WHAT IS ASKED
Reproduce only this span: the line containing "Emit a web page", the line containing "var yTicks = [400, 500, 600, 700, 800, 900];", and every line between them, all exactly as given.

DATASET ENTRIES
_ _ _

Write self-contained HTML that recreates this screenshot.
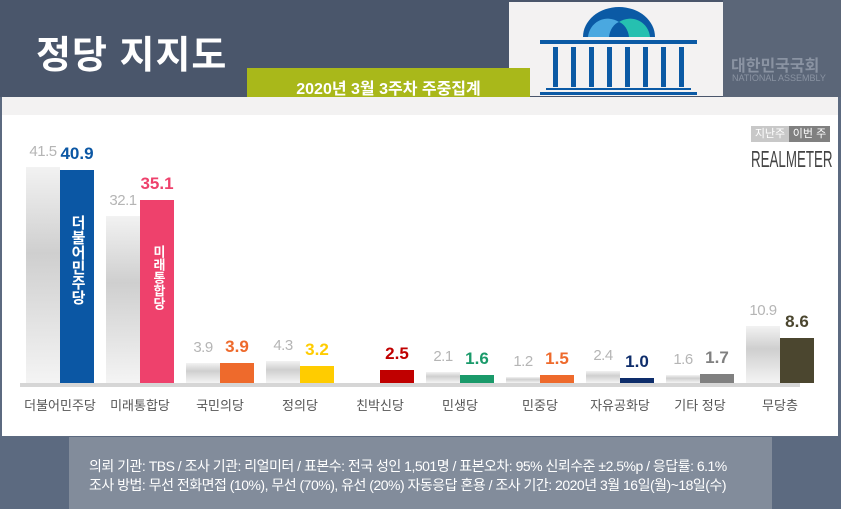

_ _ _

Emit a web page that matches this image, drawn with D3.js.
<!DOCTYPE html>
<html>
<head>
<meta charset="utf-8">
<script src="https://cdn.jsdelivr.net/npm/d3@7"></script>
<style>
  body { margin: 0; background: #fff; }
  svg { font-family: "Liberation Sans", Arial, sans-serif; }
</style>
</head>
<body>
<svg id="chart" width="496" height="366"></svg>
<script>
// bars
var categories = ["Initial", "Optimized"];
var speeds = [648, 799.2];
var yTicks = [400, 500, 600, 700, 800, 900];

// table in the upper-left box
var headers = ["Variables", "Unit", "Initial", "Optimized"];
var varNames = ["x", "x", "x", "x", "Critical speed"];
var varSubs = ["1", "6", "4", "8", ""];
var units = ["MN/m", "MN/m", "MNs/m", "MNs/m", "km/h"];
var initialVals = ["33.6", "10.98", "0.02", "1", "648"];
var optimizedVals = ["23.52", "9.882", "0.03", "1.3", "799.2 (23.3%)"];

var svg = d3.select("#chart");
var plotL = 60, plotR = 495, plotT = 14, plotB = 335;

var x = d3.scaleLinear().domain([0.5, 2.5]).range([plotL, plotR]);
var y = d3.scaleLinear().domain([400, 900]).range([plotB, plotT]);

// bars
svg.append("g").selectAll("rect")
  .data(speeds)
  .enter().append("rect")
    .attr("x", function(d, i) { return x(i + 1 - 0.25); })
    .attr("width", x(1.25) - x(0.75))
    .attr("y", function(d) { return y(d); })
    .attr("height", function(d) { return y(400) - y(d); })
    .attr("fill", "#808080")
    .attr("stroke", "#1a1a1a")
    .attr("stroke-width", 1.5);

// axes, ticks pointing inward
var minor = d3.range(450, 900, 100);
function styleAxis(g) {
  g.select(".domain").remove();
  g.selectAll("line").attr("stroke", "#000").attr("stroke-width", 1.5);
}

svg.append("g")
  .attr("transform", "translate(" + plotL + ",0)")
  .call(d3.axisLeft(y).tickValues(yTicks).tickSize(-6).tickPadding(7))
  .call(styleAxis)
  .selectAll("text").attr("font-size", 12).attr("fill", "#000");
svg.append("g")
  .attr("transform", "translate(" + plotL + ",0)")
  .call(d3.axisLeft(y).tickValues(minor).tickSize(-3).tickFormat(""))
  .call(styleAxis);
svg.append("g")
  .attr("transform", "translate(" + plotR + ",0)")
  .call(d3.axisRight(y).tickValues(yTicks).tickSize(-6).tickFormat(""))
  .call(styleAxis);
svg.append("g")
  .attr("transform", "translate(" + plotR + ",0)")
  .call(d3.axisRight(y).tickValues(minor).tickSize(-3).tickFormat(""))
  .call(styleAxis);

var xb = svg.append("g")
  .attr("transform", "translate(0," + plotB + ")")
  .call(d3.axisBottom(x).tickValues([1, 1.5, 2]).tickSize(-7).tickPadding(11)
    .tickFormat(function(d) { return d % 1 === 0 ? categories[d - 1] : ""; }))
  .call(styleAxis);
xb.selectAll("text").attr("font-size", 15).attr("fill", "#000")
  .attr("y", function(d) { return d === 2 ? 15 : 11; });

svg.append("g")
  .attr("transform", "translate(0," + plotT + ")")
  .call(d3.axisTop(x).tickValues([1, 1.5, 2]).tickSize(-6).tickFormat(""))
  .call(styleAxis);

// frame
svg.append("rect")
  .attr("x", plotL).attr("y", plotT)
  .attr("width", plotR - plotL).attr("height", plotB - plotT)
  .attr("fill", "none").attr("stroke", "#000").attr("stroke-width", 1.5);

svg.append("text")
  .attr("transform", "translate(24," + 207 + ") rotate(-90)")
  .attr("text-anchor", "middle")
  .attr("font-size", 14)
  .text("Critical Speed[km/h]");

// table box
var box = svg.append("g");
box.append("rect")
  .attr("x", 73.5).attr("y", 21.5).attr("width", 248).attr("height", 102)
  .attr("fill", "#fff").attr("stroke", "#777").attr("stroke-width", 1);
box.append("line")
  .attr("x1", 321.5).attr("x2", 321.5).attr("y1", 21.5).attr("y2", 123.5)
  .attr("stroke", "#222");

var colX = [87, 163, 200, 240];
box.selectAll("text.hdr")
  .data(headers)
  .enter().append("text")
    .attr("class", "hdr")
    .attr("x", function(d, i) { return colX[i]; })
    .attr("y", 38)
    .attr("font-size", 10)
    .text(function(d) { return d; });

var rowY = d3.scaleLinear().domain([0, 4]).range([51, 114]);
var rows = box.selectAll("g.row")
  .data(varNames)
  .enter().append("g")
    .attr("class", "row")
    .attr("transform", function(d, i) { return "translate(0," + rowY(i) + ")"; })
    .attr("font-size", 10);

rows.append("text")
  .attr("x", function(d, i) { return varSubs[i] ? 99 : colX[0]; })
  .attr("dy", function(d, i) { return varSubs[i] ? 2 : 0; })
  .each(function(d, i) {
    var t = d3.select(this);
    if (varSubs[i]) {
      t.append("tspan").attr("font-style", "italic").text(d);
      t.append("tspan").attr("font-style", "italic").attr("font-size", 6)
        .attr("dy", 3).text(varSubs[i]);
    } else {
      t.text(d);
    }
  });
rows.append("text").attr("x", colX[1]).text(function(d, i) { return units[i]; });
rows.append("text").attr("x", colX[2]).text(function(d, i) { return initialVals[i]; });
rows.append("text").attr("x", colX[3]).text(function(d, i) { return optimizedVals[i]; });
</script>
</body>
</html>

_ _ _

EXPECTED ANSWER
Emit a web page that matches this image, drawn with D3.js.
<!DOCTYPE html>
<html>
<head>
<meta charset="utf-8">
<script src="https://cdn.jsdelivr.net/npm/d3@7"></script>
<style>
  body { margin: 0; background: #fff; }
  svg { font-family: "Liberation Sans", Arial, sans-serif; }
</style>
</head>
<body>
<svg id="chart" width="496" height="366"></svg>
<script>
// bars
var categories = ["Initial", "Optimized"];
var speeds = [648, 799.2];
var yTicks = [400, 500, 600, 700, 800, 900];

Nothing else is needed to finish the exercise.